■ YOUR TASK
Only the lines from the top of the records below through the line containing "Chart.register(...registerables);" should be printed, exactly and without pictures.

■ PROVIDED MATERIAL
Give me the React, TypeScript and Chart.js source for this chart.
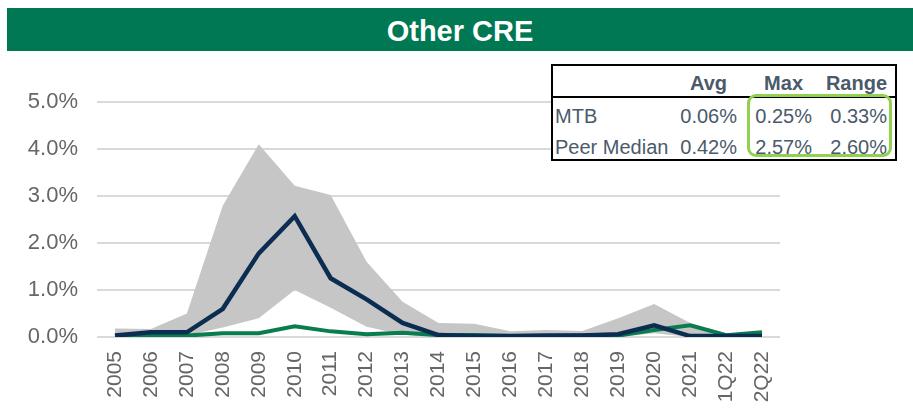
import React, { useEffect, useRef } from 'react';
import { Chart, registerables } from 'chart.js';

Chart.register(...registerables);

const categories = ['2005', '2006', '2007', '2008', '2009', '2010', '2011', '2012', '2013', '2014', '2015', '2016', '2017', '2018', '2019', '2020', '2021', '1Q22', '2Q22'];
const peerUpper = [0.18, 0.17, 0.5, 2.8, 4.1, 3.22, 3.02, 1.6, 0.75, 0.3, 0.28, 0.12, 0.15, 0.13, 0.4, 0.7, 0.3, 0.08, 0.05];
const peerLower = [0.0, 0.02, 0.03, 0.2, 0.4, 1.0, 0.62, 0.22, 0.05, 0.0, 0.0, 0.0, 0.0, 0.0, 0.0, 0.08, 0.0, 0.0, 0.0];
const peerMedian = [0.03, 0.1, 0.1, 0.6, 1.78, 2.57, 1.25, 0.8, 0.3, 0.04, 0.02, 0.02, 0.03, 0.03, 0.06, 0.25, 0.02, 0.02, 0.02];
const mtb = [0.02, 0.03, 0.03, 0.08, 0.08, 0.23, 0.12, 0.06, 0.09, 0.04, 0.04, 0.02, 0.02, 0.03, 0.03, 0.15, 0.25, 0.04, 0.1];
const yMin = 0;
const yMax = 5;
const yStep = 1;

const tableHeaders = ['Avg', 'Max', 'Range'];
const tableRowLabels = ['MTB', 'Peer Median'];
const tableAvg = ['0.06%', '0.42%'];
const tableMax = ['0.25%', '2.57%'];
const tableRange = ['0.33%', '2.60%'];

const FONT = "'Liberation Sans', Arial, sans-serif";
const TEXT = '#4A5A6A';

export default function App() {
  const ref = useRef<HTMLCanvasElement | null>(null);

  useEffect(() => {
    if (!ref.current) return;
    const chart = new Chart(ref.current, {
      type: 'line',
      data: {
        labels: categories,
        datasets: [
          {
            label: 'Peer Median',
            data: peerMedian,
            borderColor: '#0B2D52',
            borderWidth: 4.5,
            pointRadius: 0,
            tension: 0,
            fill: false,
            order: 0,
          },
          {
            label: 'MTB',
            data: mtb,
            borderColor: '#0A7D4F',
            borderWidth: 4,
            pointRadius: 0,
            tension: 0,
            fill: false,
            order: 1,
          },
          {
            label: 'Upper',
            data: peerUpper,
            borderColor: 'rgba(0,0,0,0)',
            borderWidth: 0,
            backgroundColor: '#C6C6C6',
            pointRadius: 0,
            tension: 0,
            fill: '+1',
            order: 2,
          },
          {
            label: 'Lower',
            data: peerLower,
            borderColor: 'rgba(0,0,0,0)',
            borderWidth: 0,
            pointRadius: 0,
            tension: 0,
            fill: false,
            order: 3,
          },
        ],
      },
      options: {
        animation: false,
        responsive: false,
        devicePixelRatio: 1,
        layout: { padding: { top: 102, right: 133, left: 0, bottom: 0 } },
        plugins: {
          legend: { display: false },
          tooltip: { enabled: false },
          title: { display: false },
        },
        scales: {
          x: {
            offset: true,
            grid: { display: false, drawTicks: false, offset: true },
            border: { display: false },
            ticks: {
              color: '#666666',
              font: { family: FONT, size: 21 },
              maxRotation: 90,
              minRotation: 90,
              padding: 14,
              autoSkip: false,
            },
            afterFit: (s: any) => {
              s.height = 72;
            },
          },
          y: {
            min: yMin,
            max: yMax,
            grid: { color: '#D9D9D9', lineWidth: 2, drawTicks: false },
            border: { display: false },
            ticks: {
              stepSize: yStep,
              padding: 19,
              color: '#666666',
              font: { family: FONT, size: 22 },
              callback: (v: any) => Number(v).toFixed(1) + '%',
            },
            afterFit: (s: any) => {
              s.width = 97;
            },
          },
        },
      },
    });
    return () => chart.destroy();
  }, []);

  const txt = (s: string, left: number | null, right: number | null, top: number, bold = false) => (
    <div
      key={s + top + (left ?? right)}
      style={{
        position: 'absolute',
        top,
        left: left ?? undefined,
        right: right != null ? 913 - right : undefined,
        fontFamily: FONT,
        fontSize: 20,
        lineHeight: '20px',
        fontWeight: bold ? 'bold' : 'normal',
        color: TEXT,
        whiteSpace: 'nowrap',
      }}
    >
      {s}
    </div>
  );

  const rowTops = [106, 137];

  return (
    <div style={{ position: 'absolute', left: 0, top: 0, width: 913, height: 409, background: '#fff', overflow: 'hidden' }}>
      <canvas ref={ref} width={913} height={409} style={{ position: 'absolute', left: 0, top: 0, width: 913, height: 409, display: 'block' }} />
      <div style={{ position: 'absolute', left: 7, top: 8, width: 906, height: 43, background: '#007853' }} />
      <div
        style={{
          position: 'absolute',
          left: 7,
          width: 906,
          top: 17,
          textAlign: 'center',
          fontFamily: FONT,
          fontWeight: 'bold',
          fontSize: 29,
          lineHeight: '29px',
          color: '#fff',
        }}
      >
        Other CRE
      </div>
      <div
        style={{
          position: 'absolute',
          left: 551,
          top: 64,
          width: 346,
          height: 97,
          border: '2px solid #000',
          boxSizing: 'border-box',
          background: '#fff',
        }}
      />
      <div style={{ position: 'absolute', left: 551, top: 96, width: 346, height: 2, background: '#000' }} />
      {txt(tableHeaders[0], null, 727, 73, true)}
      {txt(tableHeaders[1], null, 803, 73, true)}
      {txt(tableHeaders[2], null, 887, 73, true)}
      {tableRowLabels.map((l, i) => txt(l, 555, null, rowTops[i]))}
      {tableAvg.map((v, i) => txt(v, null, 737, rowTops[i]))}
      {tableMax.map((v, i) => txt(v, null, 812, rowTops[i]))}
      {tableRange.map((v, i) => txt(v, null, 887, rowTops[i]))}
      <div
        style={{
          position: 'absolute',
          left: 747,
          top: 94,
          width: 145,
          height: 63,
          border: '3px solid #92D050',
          borderRadius: 9,
          boxSizing: 'border-box',
        }}
      />
    </div>
  );
}
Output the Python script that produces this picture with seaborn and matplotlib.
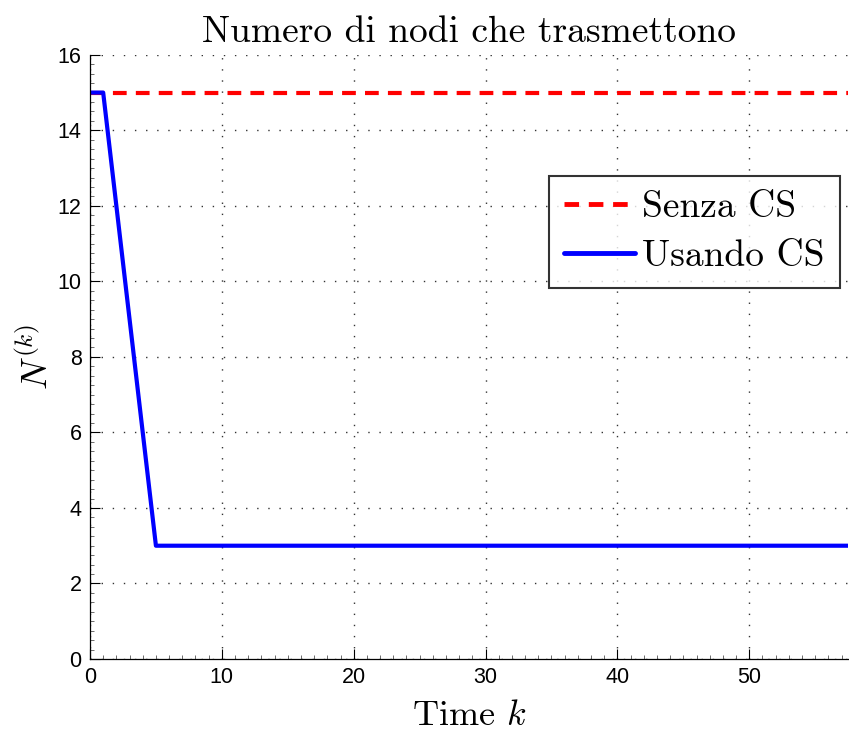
import numpy as np
import pandas as pd
import matplotlib
matplotlib.use("Agg")
import matplotlib.pyplot as plt
import seaborn as sns
from matplotlib.ticker import MultipleLocator
from matplotlib.lines import Line2D

# data
time_k = list(range(0, 61))
senza_cs = [15] * 61
usando_cs = [15, 15, 12, 9, 6] + [3] * 56
series_names = ["Senza CS", "Usando CS"]

df = pd.DataFrame({
    "k": time_k * 2,
    "N": senza_cs + usando_cs,
    "serie": [series_names[0]] * len(time_k) + [series_names[1]] * len(time_k),
})

sns.set_style("white")
plt.rcParams["mathtext.fontset"] = "cm"
plt.rcParams["font.family"] = ["Liberation Sans", "DejaVu Sans"]
plt.rcParams["text.color"] = "black"
plt.rcParams["axes.labelcolor"] = "black"

fig = plt.figure(figsize=(8.49, 7.31), dpi=100)
ax = fig.add_axes([0.106, 0.0985, 0.893, 0.8265])

sns.lineplot(data=df, x="k", y="N", hue="serie", style="serie",
             palette={"Senza CS": "#ff0000", "Usando CS": "#0000ff"},
             dashes={"Senza CS": (3.3, 2.2), "Usando CS": ""},
             linewidth=3, ax=ax, legend=False)

ax.set_xlim(0, 57.5)
ax.set_ylim(0, 16)
ax.xaxis.set_major_locator(MultipleLocator(10))
ax.yaxis.set_major_locator(MultipleLocator(2))
ax.xaxis.set_minor_locator(MultipleLocator(1))
ax.yaxis.set_minor_locator(MultipleLocator(0.25))
ax.tick_params(which="both", bottom=True, left=True, top=False, right=False)
ax.tick_params(which="major", direction="in", length=7, width=0.8, labelsize=15.5,
               pad=6, color="black", labelcolor="black")
ax.tick_params(which="minor", direction="in", length=3, width=0.6, color="#555555")
ax.grid(True, which="major", linestyle=(0, (1, 7)), color="#333333", linewidth=1.0)

for s in ["top", "right"]:
    ax.spines[s].set_visible(False)
for s in ["left", "bottom"]:
    ax.spines[s].set_color("black")
    ax.spines[s].set_linewidth(0.9)

ax.set_title("Numero di nodi che trasmettono", family="cmr10", fontsize=27, pad=9, color="black")
ax.set_xlabel(r"Time $k$", family="cmr10", fontsize=26, labelpad=9)
ax.set_ylabel(r"$N^{(k)}$", fontsize=26, labelpad=1)

handles = [Line2D([], [], color="#ff0000", lw=3.5, dashes=(3.0, 2.0)),
           Line2D([], [], color="#0000ff", lw=3.5)]
leg = ax.legend(handles, series_names, loc="upper right", bbox_to_anchor=(0.989, 0.8),
                prop={"family": "cmr10", "size": 27}, frameon=True, fancybox=False,
                edgecolor="black", handlelength=1.9, handletextpad=0.2,
                borderpad=0.4, labelspacing=0.42, borderaxespad=0)
leg.get_frame().set_linewidth(1.5)
for t in leg.get_texts():
    t.set_color("black")

fig.savefig("out.png", dpi=100)
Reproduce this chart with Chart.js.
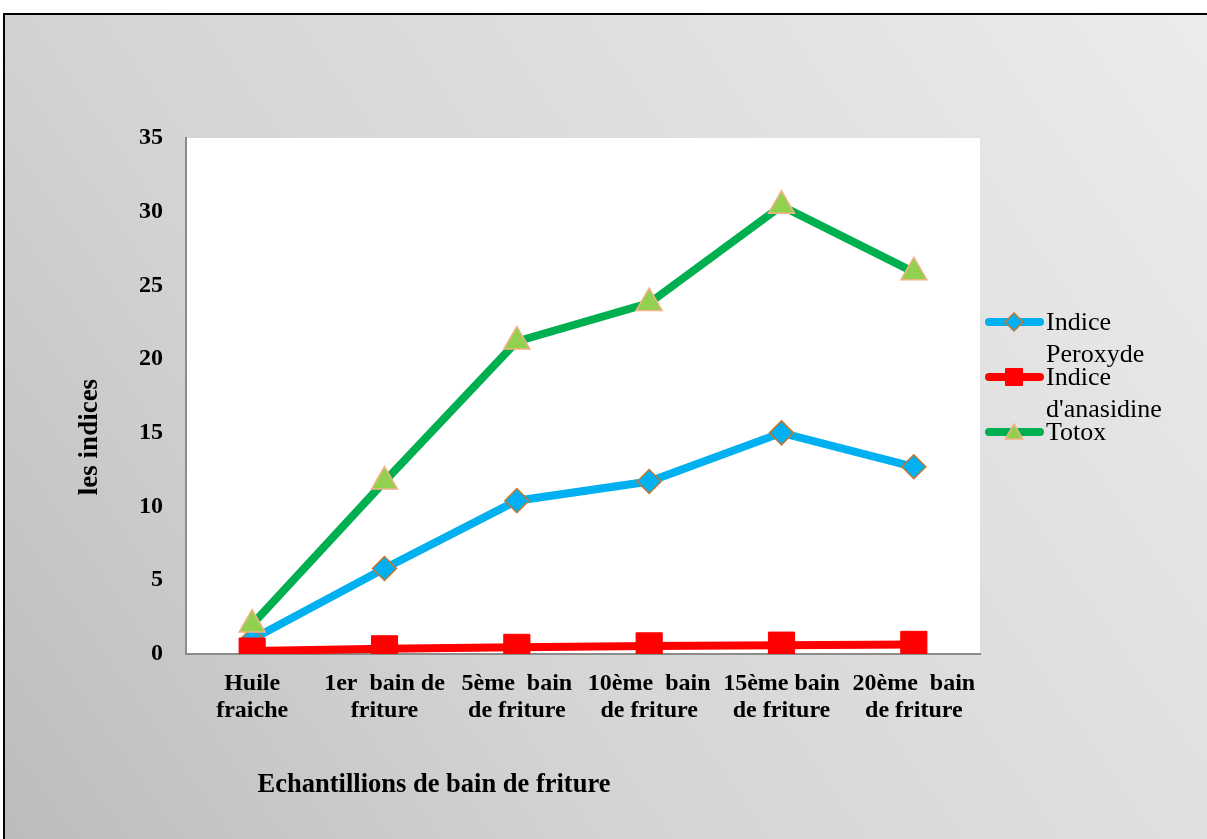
<!DOCTYPE html>
<html>
<head>
<meta charset="utf-8">
<script src="https://cdn.jsdelivr.net/npm/chart.js@4/dist/chart.umd.min.js"></script>
<style>
  html, body { margin: 0; padding: 0; background: #fff; }
  #wrap { width: 1207px; height: 839px; }
</style>
</head>
<body>
<div id="wrap"><canvas id="c" width="1207" height="839"></canvas></div>
<script>
// échantillons (axe X) et indices mesurés
const samples = [
  ['Huile', 'fraiche'],
  ['1er  bain de', 'friture'],
  ['5ème  bain', 'de friture'],
  ['10ème  bain', 'de friture'],
  ['15ème bain', 'de friture'],
  ['20ème  bain', 'de friture']
];
const peroxyde = [1.0, 5.8, 10.4, 11.7, 15.0, 12.7];
const anisidine = [0.2, 0.35, 0.45, 0.55, 0.6, 0.65];
const totox = [2.0, 11.7, 21.2, 23.8, 30.4, 25.9];
const yTicks = [0, 5, 10, 15, 20, 25, 30, 35];

const serif = '"Liberation Serif", "Times New Roman", serif';

// fond dégradé + cadre + zone de tracé blanche
const backgroundPlugin = {
  id: 'fondCadre',
  beforeDraw(chart) {
    const {ctx, width, height, chartArea} = chart;
    ctx.save();
    ctx.fillStyle = '#fff';
    ctx.fillRect(0, 0, width, height);
    const g = ctx.createLinearGradient(0, height, width, 0);
    g.addColorStop(0, '#bcbcbc');
    g.addColorStop(0.35, '#d4d4d4');
    g.addColorStop(1, '#ececec');
    ctx.fillStyle = g;
    ctx.fillRect(3, 13, width, height);
    ctx.strokeStyle = '#000';
    ctx.lineWidth = 2;
    ctx.beginPath();
    ctx.moveTo(4, height);
    ctx.lineTo(4, 14);
    ctx.lineTo(width, 14);
    ctx.stroke();
    ctx.fillStyle = '#fff';
    ctx.fillRect(chartArea.left, chartArea.top, chartArea.right - chartArea.left, chartArea.bottom - chartArea.top);
    ctx.restore();
  },
  afterDraw(chart) {
    const {ctx} = chart;
    ctx.save();
    ctx.fillStyle = '#000';
    ctx.font = 'bold 26.5px ' + serif;
    ctx.textAlign = 'center';
    ctx.textBaseline = 'middle';
    ctx.fillText('Echantillions de bain de friture', 434, 785);
    ctx.font = 'bold 27px ' + serif;
    ctx.translate(90, 437);
    ctx.rotate(-Math.PI / 2);
    ctx.fillText('les indices', 0, 0);
    ctx.restore();
  }
};

// légende à droite, texte renvoyé à la ligne comme dans la figure
const legendPlugin = {
  id: 'legendeDroite',
  afterDraw(chart) {
    const {ctx} = chart;
    const lines = [['Indice', 'Peroxyde'], ['Indice', "d'anasidine"], ['Totox']];
    const markerR = [9, 12, 10];
    ctx.save();
    chart.data.datasets.forEach((ds, i) => {
      const y = 322 + i * 55;
      ctx.strokeStyle = ds.borderColor;
      ctx.lineWidth = 8;
      ctx.lineCap = 'round';
      ctx.beginPath();
      ctx.moveTo(989, y);
      ctx.lineTo(1040, y);
      ctx.stroke();
      ctx.lineCap = 'butt';
      ctx.lineWidth = ds.pointBorderWidth;
      ctx.fillStyle = ds.pointBackgroundColor;
      ctx.strokeStyle = ds.pointBorderColor;
      Chart.helpers.drawPoint(ctx, {
        pointStyle: ds.pointStyle, radius: markerR[i], rotation: 0, borderWidth: ds.pointBorderWidth
      }, 1014, ds.pointStyle === 'triangle' ? y + 2 : y);
      ctx.fillStyle = '#000';
      ctx.font = '26px ' + serif;
      ctx.textAlign = 'left';
      ctx.textBaseline = 'middle';
      lines[i].forEach((t, k) => ctx.fillText(t, 1046, y + 1 + k * 32));
    });
    ctx.restore();
  }
};

new Chart(document.getElementById('c'), {
  type: 'line',
  data: {
    labels: samples,
    datasets: [
      {
        label: 'Indice Peroxyde', data: peroxyde, order: 2,
        borderColor: '#00b0f0', borderWidth: 8, tension: 0,
        pointStyle: 'rectRot', pointRadius: 12, pointHoverRadius: 12,
        pointBackgroundColor: '#00b0f0', pointBorderColor: '#c5772f', pointBorderWidth: 1.5
      },
      {
        label: "Indice d'anasidine", data: anisidine, order: 0,
        borderColor: '#ff0000', borderWidth: 8, tension: 0,
        pointStyle: 'rect', pointRadius: 18.5, pointHoverRadius: 18.5,
        pointBackgroundColor: '#ff0000', pointBorderColor: '#ff0000', pointBorderWidth: 1
      },
      {
        label: 'Totox', data: totox, order: 1,
        borderColor: '#00b050', borderWidth: 8, tension: 0,
        pointStyle: 'triangle', pointRadius: 15, pointHoverRadius: 15,
        pointBackgroundColor: '#92d050', pointBorderColor: '#f4b183', pointBorderWidth: 1.5
      }
    ]
  },
  options: {
    responsive: false,
    animation: false,
    layout: { padding: { top: 138, right: 227, bottom: 0, left: 0 } },
    plugins: { legend: { display: false }, tooltip: { enabled: false } },
    scales: {
      x: {
        offset: true,
        grid: { display: false, drawTicks: false },
        border: { display: true, color: '#8c8c8c', width: 2 },
        ticks: {
          color: '#000', padding: 16, maxRotation: 0, autoSkip: false,
          font: { family: serif, size: 24, weight: 'bold', lineHeight: 1.12 }
        },
        afterFit(scale) { scale.height = 185; }
      },
      y: {
        min: 0, max: 35,
        afterBuildTicks(scale) { scale.ticks = yTicks.map(v => ({ value: v })); },
        grid: { display: false, drawTicks: false },
        border: { display: true, color: '#8c8c8c', width: 2 },
        ticks: {
          color: '#000', padding: 23,
          font: { family: serif, size: 24, weight: 'bold' }
        },
        afterFit(scale) { scale.width = 186; }
      }
    }
  },
  plugins: [backgroundPlugin, legendPlugin]
});
</script>
</body>
</html>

■ RESULT
Give me the React, TypeScript and Chart.js source for this chart.
import React, { useEffect, useRef } from 'react';
import { Chart, registerables } from 'chart.js';

Chart.register(...registerables);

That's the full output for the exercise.